Which finally brings me to the point of my silly blog. My mother tells me, that from her perspective as a former journalist, we are still nowhere near the level of extreme upset and fear that permeated the culture in the revolutionary year of 1968. Somehow I doubt her comparison--she being a relatively innocent 31-year-old then and a jaded old know-it-all now (you can do the math.)

But the following series of three images put me in mind of that year in a funny way. As society was becoming undone with revolutionary fervor, sweeping conservatives, at least, off their feet, popular culture responded by dumbing down, becoming more inane and zany than ever. That was the year that Barbara Streisand in Funny Girl had to share the Best-Actress Oscar with Katherine Hepburn in A Lion In Winter. Think of it!

But the real kicker was Rod McKuen, who won Best Song for Jean, from the great film, The Prime of Miss Jean Brody. He both wrote it, and sang it.

In the following sequence, I couldn't help but view these two young women, caught up in the drama of that day, as perhaps falling in love with one another. Starting slowly, paired in tender hindsight...

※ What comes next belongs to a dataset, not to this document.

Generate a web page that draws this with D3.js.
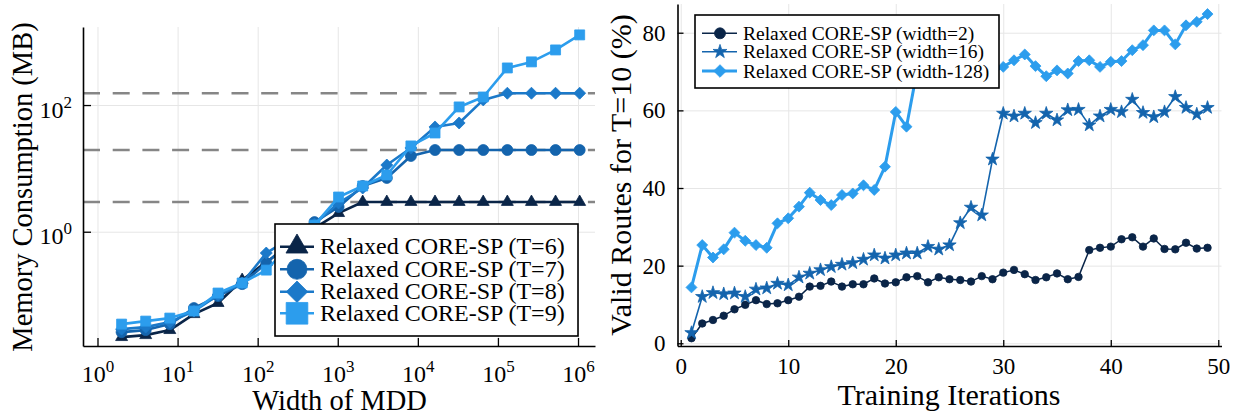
<!DOCTYPE html>
<html><head><meta charset="utf-8">
<script src="https://cdn.jsdelivr.net/npm/d3@7"></script>
<style>
body{margin:0;background:#fff;}
svg{display:block;}
text{font-family:"Liberation Serif","Times New Roman",serif;fill:#000;}
</style>
</head><body>
<svg id="chart" width="1233" height="416"></svg>
<script>
// ---------------- DATA ----------------
// Left panel: memory consumption vs MDD width
const mddWidths = [2,4,8,16,32,64,128,256,512,1024,2048,4096,8192,16384,32768,65536,131072,262144,524288,1048576];
const memT6 = [0.0217,0.0233,0.028,0.050,0.075,0.173,0.332,0.616,1.14,1.97,2.95,2.95,2.95,2.95,2.95,2.95,2.95,2.95,2.95,2.95];
const memT7 = [0.026,0.028,0.0348,0.0623,0.0965,0.149,0.321,0.688,1.42,2.46,5.27,7.06,15.7,19.5,19.5,19.5,19.5,19.5,19.5,19.5];
const memT8 = [0.029,0.0312,0.0374,0.0559,0.100,0.155,0.461,0.794,1.32,2.84,4.9,11.3,21.0,45.1,52.1,120.5,153.6,153.6,153.6,153.6];
const memT9 = [0.0348,0.0388,0.0433,0.0559,0.1076,0.155,0.248,0.616,1.27,3.53,5.27,7.87,22.6,36.2,93.3,134,385,480,741,1280];
const memLimits = [2.95,19.5,153.6];
const leftSeriesNames = ["Relaxed CORE-SP (T=6)","Relaxed CORE-SP (T=7)","Relaxed CORE-SP (T=8)","Relaxed CORE-SP (T=9)"];
const leftXTickValues = [1,10,100,1000,10000,100000,1000000];
const leftXTickExps = ["0","1","2","3","4","5","6"];
const leftYTickValues = [1,100];
const leftYTickExps = ["0","2"];

// Right panel: valid routes vs training iterations
const iterations = [1,2,3,4,5,6,7,8,9,10,11,12,13,14,15,16,17,18,19,20,21,22,23,24,25,26,27,28,29,30,31,32,33,34,35,36,37,38,39,40,41,42,43,44,45,46,47,48,49];
const routesW2 = [1.3,5.1,6.0,7.1,8.75,9.9,11.1,10.1,10.3,11.1,12.0,14.6,14.8,15.9,14.6,15.2,15.2,16.7,15.4,15.7,17.0,17.3,15.7,17.0,16.5,16.3,15.9,17.3,16.5,18.2,18.9,17.8,16.3,17.0,18.0,16.5,17.1,24.0,24.6,24.9,26.8,27.3,24.9,27.0,24.3,24.2,25.9,24.4,24.6];
const routesW16 = [2.7,12.0,13.0,12.7,12.9,12.0,13.9,14.2,15.4,15.0,17.0,18.0,18.9,19.7,20.3,20.7,21.6,22.7,21.9,22.7,23.2,23.2,24.9,24.2,25.3,31.0,35.0,33.0,47.4,59.2,58.5,59.2,56.8,59.2,57.5,60.1,60.2,56.2,58.5,60.2,59.6,62.8,59.4,58.3,59.6,63.5,60.7,59.0,60.7];
const routesW128 = [14.4,25.3,22.1,24.2,28.5,26.4,25.3,24.6,30.9,32.2,35.2,38.8,36.9,35.6,38.2,38.6,40.7,39.5,45.5,59.6,55.8,70.5,69.0,71.0,70.0,72.0,70.5,71.5,70.0,71.2,72.9,74.4,71.4,68.8,70.3,69.5,72.7,72.9,71.2,72.5,72.7,75.5,76.8,80.6,80.6,77.0,81.9,82.8,84.8];
const rightSeriesNames = ["Relaxed CORE-SP (width=2)","Relaxed CORE-SP (width=16)","Relaxed CORE-SP (width-128)"];
const rightXTicks = [0,10,20,30,40,50];
const rightYTicks = [0,20,40,60,80];

// ---------------- STYLE ----------------
const cNavy = "#0a2548", cMid = "#1464ad", cMed = "#1b79c9", cLight = "#2c9ded";
const gridColor = "#e6e6e6";

// custom rotated-square diamond
const symSqDiamond = {draw(ctx, size){const r=Math.sqrt(size/2);ctx.moveTo(0,-r);ctx.lineTo(r,0);ctx.lineTo(0,r);ctx.lineTo(-r,0);ctx.closePath();}};

const svg = d3.select("#chart");
svg.append("rect").attr("width",1233).attr("height",416).attr("fill","#fff");

function styleAxis(g){
  g.attr("font-family",null).attr("font-size",null);
  g.select(".domain").attr("stroke","#000").attr("stroke-width",1.6);
  g.selectAll(".tick line").attr("stroke","#000").attr("stroke-width",1.3);
}
function gridX(scale, ticks, y0, y1){
  const g = svg.append("g").attr("transform",`translate(0,${y1})`)
    .call(d3.axisBottom(scale).tickValues(ticks).tickSize(-(y1-y0)).tickFormat(""));
  g.select(".domain").remove();
  g.selectAll("line").attr("stroke",gridColor).attr("stroke-width",1);
}
function gridY(scale, ticks, x0, x1){
  const g = svg.append("g").attr("transform",`translate(${x0},0)`)
    .call(d3.axisLeft(scale).tickValues(ticks).tickSize(-(x1-x0)).tickFormat(""));
  g.select(".domain").remove();
  g.selectAll("line").attr("stroke",gridColor).attr("stroke-width",1);
}

// ---------------- LEFT PANEL ----------------
const L = {x0:83, x1:595, y0:27, y1:346};
const xL = d3.scaleLog().domain([Math.pow(10,-0.181), Math.pow(10,6.212)]).range([L.x0, L.x1]);
const yL = d3.scaleLog().domain([Math.pow(10,-1.804), Math.pow(10,3.232)]).range([L.y1, L.y0]);

gridX(xL, leftXTickValues, L.y0, L.y1);
gridY(yL, leftYTickValues, L.x0, L.x1);

// dashed limit lines
svg.append("g").selectAll("line").data(memLimits).join("line")
  .attr("x1",L.x0).attr("x2",L.x1)
  .attr("y1",d=>yL(d)).attr("y2",d=>yL(d))
  .attr("stroke","#868686").attr("stroke-width",2.6).attr("stroke-dasharray","17 12.7");

// axes
const axLx = svg.append("g").attr("transform",`translate(0,${L.y1})`)
  .call(d3.axisBottom(xL).tickValues(leftXTickValues).tickSizeInner(-8).tickSizeOuter(0).tickPadding(19).tickFormat(()=>""));
styleAxis(axLx);
axLx.selectAll(".tick text").each(function(d,i){
  const t = d3.select(this).style("font-size","24px");
  t.append("tspan").text("10");
  t.append("tspan").attr("dy",-10).style("font-size","17px").text(leftXTickExps[i]);
});
const axLy = svg.append("g").attr("transform",`translate(${L.x0},0)`)
  .call(d3.axisLeft(yL).tickValues(leftYTickValues).tickSizeInner(-8).tickSizeOuter(0).tickPadding(11).tickFormat(()=>""));
styleAxis(axLy);
axLy.selectAll(".tick text").attr("dy","0.5em").each(function(d,i){
  const t = d3.select(this).style("font-size","24px");
  t.append("tspan").text("10");
  t.append("tspan").attr("dy",-10).style("font-size","17px").text(leftYTickExps[i]);
});

const leftSeries = [
  {vals:memT6, color:cNavy, sym:d3.symbolTriangle, size:62, lsize:210},
  {vals:memT7, color:cMid, sym:d3.symbolCircle, size:95, lsize:314},
  {vals:memT8, color:cMed, sym:symSqDiamond, size:72, lsize:230},
  {vals:memT9, color:cLight, sym:d3.symbolSquare, size:100, lsize:470}
];
const lineL = d3.line().x(d=>xL(d[0])).y(d=>yL(d[1]));
leftSeries.forEach(s=>{
  const pts = mddWidths.map((w,i)=>[w, s.vals[i]]);
  const g = svg.append("g");
  g.append("path").datum(pts).attr("d",lineL).attr("fill","none").attr("stroke",s.color).attr("stroke-width",2.6).attr("stroke-linejoin","round");
  g.selectAll("path.m").data(pts).join("path").attr("class","m")
    .attr("transform",d=>`translate(${xL(d[0])},${yL(d[1])})`)
    .attr("d",d3.symbol(s.sym, s.size)).attr("fill",s.color).attr("stroke",s.color).attr("stroke-width",0.8);
});

// left legend
const LL = {x:275, y:224, w:303, h:112};
const lg = svg.append("g");
lg.append("rect").attr("x",LL.x).attr("y",LL.y).attr("width",LL.w).attr("height",LL.h).attr("fill","#fff").attr("stroke","#000").attr("stroke-width",1.6);
const lRows = [246.7,269.3,291.7,313.3];
leftSeries.forEach((s,i)=>{
  const y = lRows[i];
  lg.append("line").attr("x1",280).attr("x2",314).attr("y1",y).attr("y2",y).attr("stroke",s.color).attr("stroke-width",2.6);
  lg.append("path").attr("transform",`translate(297,${y})`).attr("d",d3.symbol(s.sym, s.lsize)).attr("fill",s.color).attr("stroke",s.color).attr("stroke-width",0.8);
  lg.append("text").attr("x",320).attr("y",y+7.5).style("font-size","24px").text(leftSeriesNames[i]);
});

// left axis labels
svg.append("text").attr("x",339.5).attr("y",410).attr("text-anchor","middle").style("font-size","28.5px").text("Width of MDD");
svg.append("text").attr("transform","translate(32,187) rotate(-90)").attr("text-anchor","middle").style("font-size","28.5px").text("Memory Consumption (MB)");

// ---------------- RIGHT PANEL ----------------
const R = {x0:677.5, x1:1221.5, y0:4, y1:346};
const xR = d3.scaleLinear().domain([-0.3,50.3]).range([R.x0,R.x1]);
const yR = d3.scaleLinear().domain([-0.7,87.4]).range([R.y1,R.y0]);

gridX(xR, rightXTicks, R.y0, R.y1);
gridY(yR, rightYTicks, R.x0, R.x1);

const axRx = svg.append("g").attr("transform",`translate(0,${R.y1})`)
  .call(d3.axisBottom(xR).tickValues(rightXTicks).tickSizeInner(-6).tickSizeOuter(0).tickPadding(12));
styleAxis(axRx);
axRx.selectAll(".tick text").style("font-size","23px");
const axRy = svg.append("g").attr("transform",`translate(${R.x0},0)`)
  .call(d3.axisLeft(yR).tickValues(rightYTicks).tickSizeInner(-6).tickSizeOuter(0).tickPadding(12));
styleAxis(axRy);
axRy.selectAll(".tick text").style("font-size","23px");

const rightSeries = [
  {vals:routesW2, color:cNavy, sym:d3.symbolCircle, size:44, lsize:95, lw:1.5},
  {vals:routesW16, color:cMid, sym:d3.symbolStar, size:55, lsize:60, lw:1.6},
  {vals:routesW128, color:cLight, sym:symSqDiamond, size:60, lsize:80, lw:3}
];
const lineR = d3.line().x(d=>xR(d[0])).y(d=>yR(d[1]));
rightSeries.forEach(s=>{
  const pts = iterations.map((x,i)=>[x, s.vals[i]]);
  const g = svg.append("g");
  g.append("path").datum(pts).attr("d",lineR).attr("fill","none").attr("stroke",s.color).attr("stroke-width",s.lw).attr("stroke-linejoin","round");
  g.selectAll("path.m").data(pts).join("path").attr("class","m")
    .attr("transform",d=>`translate(${xR(d[0])},${yR(d[1])})`)
    .attr("d",d3.symbol(s.sym, s.size)).attr("fill",s.color).attr("stroke",s.color).attr("stroke-width",0.8);
});

// right legend
const RL = {x:695, y:15, w:304, h:73};
const rg = svg.append("g");
rg.append("rect").attr("x",RL.x).attr("y",RL.y).attr("width",RL.w).attr("height",RL.h).attr("fill","#fff").attr("stroke","#000").attr("stroke-width",1.6);
const rRows = [33.3,51.7,71];
rightSeries.forEach((s,i)=>{
  const y = rRows[i];
  rg.append("line").attr("x1",702).attr("x2",737).attr("y1",y).attr("y2",y).attr("stroke",s.color).attr("stroke-width",s.lw);
  rg.append("path").attr("transform",`translate(720,${y})`).attr("d",d3.symbol(s.sym, s.lsize)).attr("fill",s.color).attr("stroke",s.color).attr("stroke-width",0.8);
  rg.append("text").attr("x",743).attr("y",y+6.5).style("font-size","19.5px").text(rightSeriesNames[i]);
});

// right axis labels
svg.append("text").attr("x",949).attr("y",405).attr("text-anchor","middle").style("font-size","30px").text("Training Iterations");
svg.append("text").attr("transform","translate(631,175) rotate(-90)").attr("text-anchor","middle").style("font-size","30px").text("Valid Routes for T=10 (%)");
</script>
</body></html>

Moving on to the over-reacting pose of "Wow," as a shapely buttocks works its quiet magic.


Finally to end up walking a tad too close, if you know what I mean. Love blossoms in the most unlikely setting. Clipboards mean nothing.

And I'm singing all the words to... "Jean....Jean....you're young and alive....come out of your half-shell....Jean!" Things could be worse.

On edit Dec. 19, 2007: My homo credibility is shot. Jean was nominated in 1969, and lost to "Raindrops Keep Falling on My Head," from Butch Cassidy and the Sundance Kid (1969) - Burt Bacharach (music); Hal David (II) (lyrics) I am crushed. Desolate. Maybe the FBI man in the polo shirt in the following shot can expiate my sins for me.

I have to close with the following shot, mostly because Flickr! wouldn't upload it--because, it said, it wasn't a JPEG, although I knew it was--a clean JPEG at that! But a lot of powerful dynamics are going on here. From the prissy suit, without a drop of perspiration or a smudge of soot on him, being debriefed, to the guy with the high-and-tight being manhandled, to the piercing stare of at least one FBI agent who looks like he could get to the bottom of things quickly. That agent is also the spitting image of one young sexy billionaire I once worked for. The man was so handsome and dynamic, and so very, very rich, that it was said, even the straight boys on staff fell in love with him. The association leaves me feeling overwrought. So, come and get me G-man! I'm ready for you copper!